*PROBLEM TO WORK ON*: Copy each line in which the string "matplotlib" occurs.

*DATASET EXTRACT*:

___

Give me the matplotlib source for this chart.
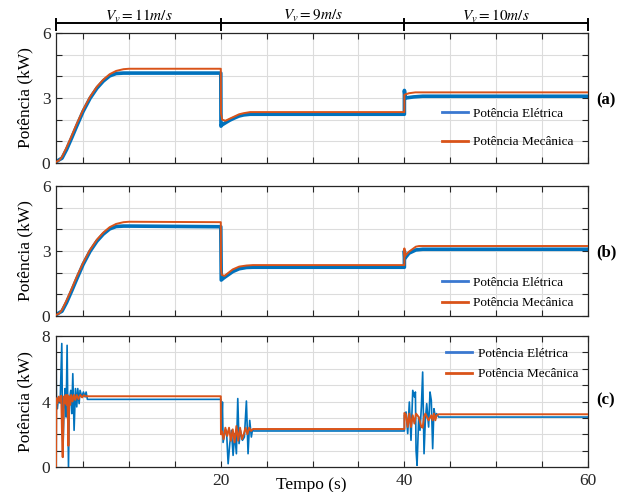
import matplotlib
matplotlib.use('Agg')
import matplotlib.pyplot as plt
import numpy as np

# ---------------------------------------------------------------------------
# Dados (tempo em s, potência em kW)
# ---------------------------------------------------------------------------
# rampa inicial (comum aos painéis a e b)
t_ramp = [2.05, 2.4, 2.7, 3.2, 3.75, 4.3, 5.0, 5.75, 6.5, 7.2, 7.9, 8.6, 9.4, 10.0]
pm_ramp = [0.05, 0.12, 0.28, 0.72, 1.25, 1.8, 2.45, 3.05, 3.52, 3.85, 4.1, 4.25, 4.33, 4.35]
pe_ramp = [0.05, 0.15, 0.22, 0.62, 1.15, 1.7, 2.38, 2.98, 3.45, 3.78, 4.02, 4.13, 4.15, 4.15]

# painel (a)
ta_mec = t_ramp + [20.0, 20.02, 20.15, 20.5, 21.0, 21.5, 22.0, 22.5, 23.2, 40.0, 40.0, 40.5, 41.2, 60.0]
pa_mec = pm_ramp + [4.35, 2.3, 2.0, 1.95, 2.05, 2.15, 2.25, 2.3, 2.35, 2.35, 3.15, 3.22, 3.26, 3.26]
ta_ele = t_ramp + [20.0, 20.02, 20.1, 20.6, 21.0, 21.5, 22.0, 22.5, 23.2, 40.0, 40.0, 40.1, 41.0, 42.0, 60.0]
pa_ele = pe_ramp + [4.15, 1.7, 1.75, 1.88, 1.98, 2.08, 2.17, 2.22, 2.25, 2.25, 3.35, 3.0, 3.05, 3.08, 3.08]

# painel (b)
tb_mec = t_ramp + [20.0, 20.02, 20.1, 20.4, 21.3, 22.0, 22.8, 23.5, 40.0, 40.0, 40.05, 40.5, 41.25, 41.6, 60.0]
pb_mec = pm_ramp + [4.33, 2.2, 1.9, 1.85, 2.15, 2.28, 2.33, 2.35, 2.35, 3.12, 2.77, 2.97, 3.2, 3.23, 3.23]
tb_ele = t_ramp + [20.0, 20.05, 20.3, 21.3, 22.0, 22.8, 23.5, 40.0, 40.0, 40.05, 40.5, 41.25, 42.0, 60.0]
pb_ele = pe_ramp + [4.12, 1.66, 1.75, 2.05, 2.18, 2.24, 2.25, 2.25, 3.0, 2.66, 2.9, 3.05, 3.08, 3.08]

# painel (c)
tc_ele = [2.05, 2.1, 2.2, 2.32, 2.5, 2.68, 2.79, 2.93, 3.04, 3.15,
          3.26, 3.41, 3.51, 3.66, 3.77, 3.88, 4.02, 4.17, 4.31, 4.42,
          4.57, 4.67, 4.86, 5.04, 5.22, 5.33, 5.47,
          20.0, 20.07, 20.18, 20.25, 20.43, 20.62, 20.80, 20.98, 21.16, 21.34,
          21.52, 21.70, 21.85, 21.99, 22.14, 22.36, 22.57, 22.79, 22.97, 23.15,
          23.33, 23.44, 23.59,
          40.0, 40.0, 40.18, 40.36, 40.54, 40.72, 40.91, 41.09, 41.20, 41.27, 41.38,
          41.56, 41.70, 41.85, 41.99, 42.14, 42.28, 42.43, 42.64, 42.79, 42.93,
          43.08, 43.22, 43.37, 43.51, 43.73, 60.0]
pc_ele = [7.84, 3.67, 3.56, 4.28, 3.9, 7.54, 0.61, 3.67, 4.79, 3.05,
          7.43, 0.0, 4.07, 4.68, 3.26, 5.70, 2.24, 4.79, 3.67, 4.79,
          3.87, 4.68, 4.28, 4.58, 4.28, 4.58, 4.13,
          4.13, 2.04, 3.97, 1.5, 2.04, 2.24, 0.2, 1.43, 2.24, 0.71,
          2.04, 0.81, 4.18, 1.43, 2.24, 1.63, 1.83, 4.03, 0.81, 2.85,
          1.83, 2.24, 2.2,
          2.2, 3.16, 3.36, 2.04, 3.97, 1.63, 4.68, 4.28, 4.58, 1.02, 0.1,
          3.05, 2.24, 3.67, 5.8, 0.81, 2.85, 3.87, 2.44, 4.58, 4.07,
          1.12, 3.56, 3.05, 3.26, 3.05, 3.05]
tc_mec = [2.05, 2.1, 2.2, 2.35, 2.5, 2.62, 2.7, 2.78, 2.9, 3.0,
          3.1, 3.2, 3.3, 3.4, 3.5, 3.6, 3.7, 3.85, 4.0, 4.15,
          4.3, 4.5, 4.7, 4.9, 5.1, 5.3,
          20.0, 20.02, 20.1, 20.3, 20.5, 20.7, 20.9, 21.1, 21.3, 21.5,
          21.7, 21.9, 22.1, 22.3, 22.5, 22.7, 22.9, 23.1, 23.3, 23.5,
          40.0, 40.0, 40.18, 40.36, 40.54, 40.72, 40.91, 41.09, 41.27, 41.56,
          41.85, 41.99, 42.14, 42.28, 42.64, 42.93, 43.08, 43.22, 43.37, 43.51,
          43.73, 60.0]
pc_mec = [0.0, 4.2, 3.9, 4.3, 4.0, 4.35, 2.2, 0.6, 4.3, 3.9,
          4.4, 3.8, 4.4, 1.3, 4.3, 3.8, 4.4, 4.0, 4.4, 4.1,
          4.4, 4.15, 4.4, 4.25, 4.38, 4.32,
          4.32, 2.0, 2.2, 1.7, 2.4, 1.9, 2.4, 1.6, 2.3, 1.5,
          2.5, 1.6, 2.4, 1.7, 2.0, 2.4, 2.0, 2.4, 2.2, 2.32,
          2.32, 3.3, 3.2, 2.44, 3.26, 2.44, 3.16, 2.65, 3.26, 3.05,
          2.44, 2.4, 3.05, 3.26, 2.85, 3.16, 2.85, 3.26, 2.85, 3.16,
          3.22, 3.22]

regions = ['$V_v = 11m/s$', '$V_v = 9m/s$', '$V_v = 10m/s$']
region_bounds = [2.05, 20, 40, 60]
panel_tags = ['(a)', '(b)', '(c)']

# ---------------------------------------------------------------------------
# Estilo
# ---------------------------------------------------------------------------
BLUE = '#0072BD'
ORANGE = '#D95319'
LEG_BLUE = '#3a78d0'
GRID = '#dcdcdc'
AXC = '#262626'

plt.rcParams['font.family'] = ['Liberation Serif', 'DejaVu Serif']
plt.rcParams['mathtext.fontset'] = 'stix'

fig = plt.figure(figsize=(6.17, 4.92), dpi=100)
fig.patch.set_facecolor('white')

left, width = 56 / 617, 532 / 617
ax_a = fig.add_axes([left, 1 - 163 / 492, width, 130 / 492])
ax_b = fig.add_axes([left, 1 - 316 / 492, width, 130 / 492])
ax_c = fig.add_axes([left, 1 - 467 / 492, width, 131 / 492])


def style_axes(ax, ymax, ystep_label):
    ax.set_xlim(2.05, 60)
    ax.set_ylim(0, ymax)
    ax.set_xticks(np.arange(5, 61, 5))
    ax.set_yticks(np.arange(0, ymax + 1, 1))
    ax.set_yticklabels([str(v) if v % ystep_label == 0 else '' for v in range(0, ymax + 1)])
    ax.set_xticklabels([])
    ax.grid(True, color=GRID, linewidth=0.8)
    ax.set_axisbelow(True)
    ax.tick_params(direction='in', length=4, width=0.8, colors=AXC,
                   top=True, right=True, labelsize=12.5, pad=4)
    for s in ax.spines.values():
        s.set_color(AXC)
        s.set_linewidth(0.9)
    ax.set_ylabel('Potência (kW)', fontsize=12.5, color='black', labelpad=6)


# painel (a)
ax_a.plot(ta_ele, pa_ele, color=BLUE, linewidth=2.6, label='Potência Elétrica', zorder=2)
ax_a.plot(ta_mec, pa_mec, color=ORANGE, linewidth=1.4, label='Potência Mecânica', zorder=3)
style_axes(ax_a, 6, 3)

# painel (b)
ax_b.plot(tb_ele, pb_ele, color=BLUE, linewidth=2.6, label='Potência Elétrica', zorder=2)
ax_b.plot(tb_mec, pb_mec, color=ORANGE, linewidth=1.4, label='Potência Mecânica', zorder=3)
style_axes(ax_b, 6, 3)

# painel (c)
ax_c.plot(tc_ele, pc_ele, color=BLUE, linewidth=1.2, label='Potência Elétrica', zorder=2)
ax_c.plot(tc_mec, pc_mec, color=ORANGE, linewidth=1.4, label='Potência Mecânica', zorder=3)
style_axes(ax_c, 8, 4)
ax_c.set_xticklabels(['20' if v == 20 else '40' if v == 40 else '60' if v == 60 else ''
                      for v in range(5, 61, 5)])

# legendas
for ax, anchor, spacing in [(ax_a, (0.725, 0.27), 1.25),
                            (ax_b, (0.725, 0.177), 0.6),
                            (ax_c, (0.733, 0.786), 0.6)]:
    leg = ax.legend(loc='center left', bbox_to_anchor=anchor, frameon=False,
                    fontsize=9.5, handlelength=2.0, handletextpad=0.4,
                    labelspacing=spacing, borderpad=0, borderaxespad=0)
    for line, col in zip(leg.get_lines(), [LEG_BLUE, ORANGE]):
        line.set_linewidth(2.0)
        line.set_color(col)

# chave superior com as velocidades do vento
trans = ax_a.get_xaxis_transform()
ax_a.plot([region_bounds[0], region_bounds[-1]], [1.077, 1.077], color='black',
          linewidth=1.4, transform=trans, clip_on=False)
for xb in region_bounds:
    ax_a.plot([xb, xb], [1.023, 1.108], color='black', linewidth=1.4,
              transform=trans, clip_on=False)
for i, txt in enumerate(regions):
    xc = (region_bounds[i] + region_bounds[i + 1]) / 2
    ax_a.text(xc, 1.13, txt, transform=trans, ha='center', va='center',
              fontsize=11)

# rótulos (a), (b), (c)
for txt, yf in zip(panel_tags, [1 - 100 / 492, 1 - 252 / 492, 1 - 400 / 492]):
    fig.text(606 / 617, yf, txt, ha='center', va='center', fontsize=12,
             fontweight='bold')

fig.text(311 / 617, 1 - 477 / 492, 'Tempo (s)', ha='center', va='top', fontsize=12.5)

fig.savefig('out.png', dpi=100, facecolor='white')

___

*REPLY*:
Give me the matplotlib source for this chart.
import matplotlib
matplotlib.use('Agg')
import matplotlib.pyplot as plt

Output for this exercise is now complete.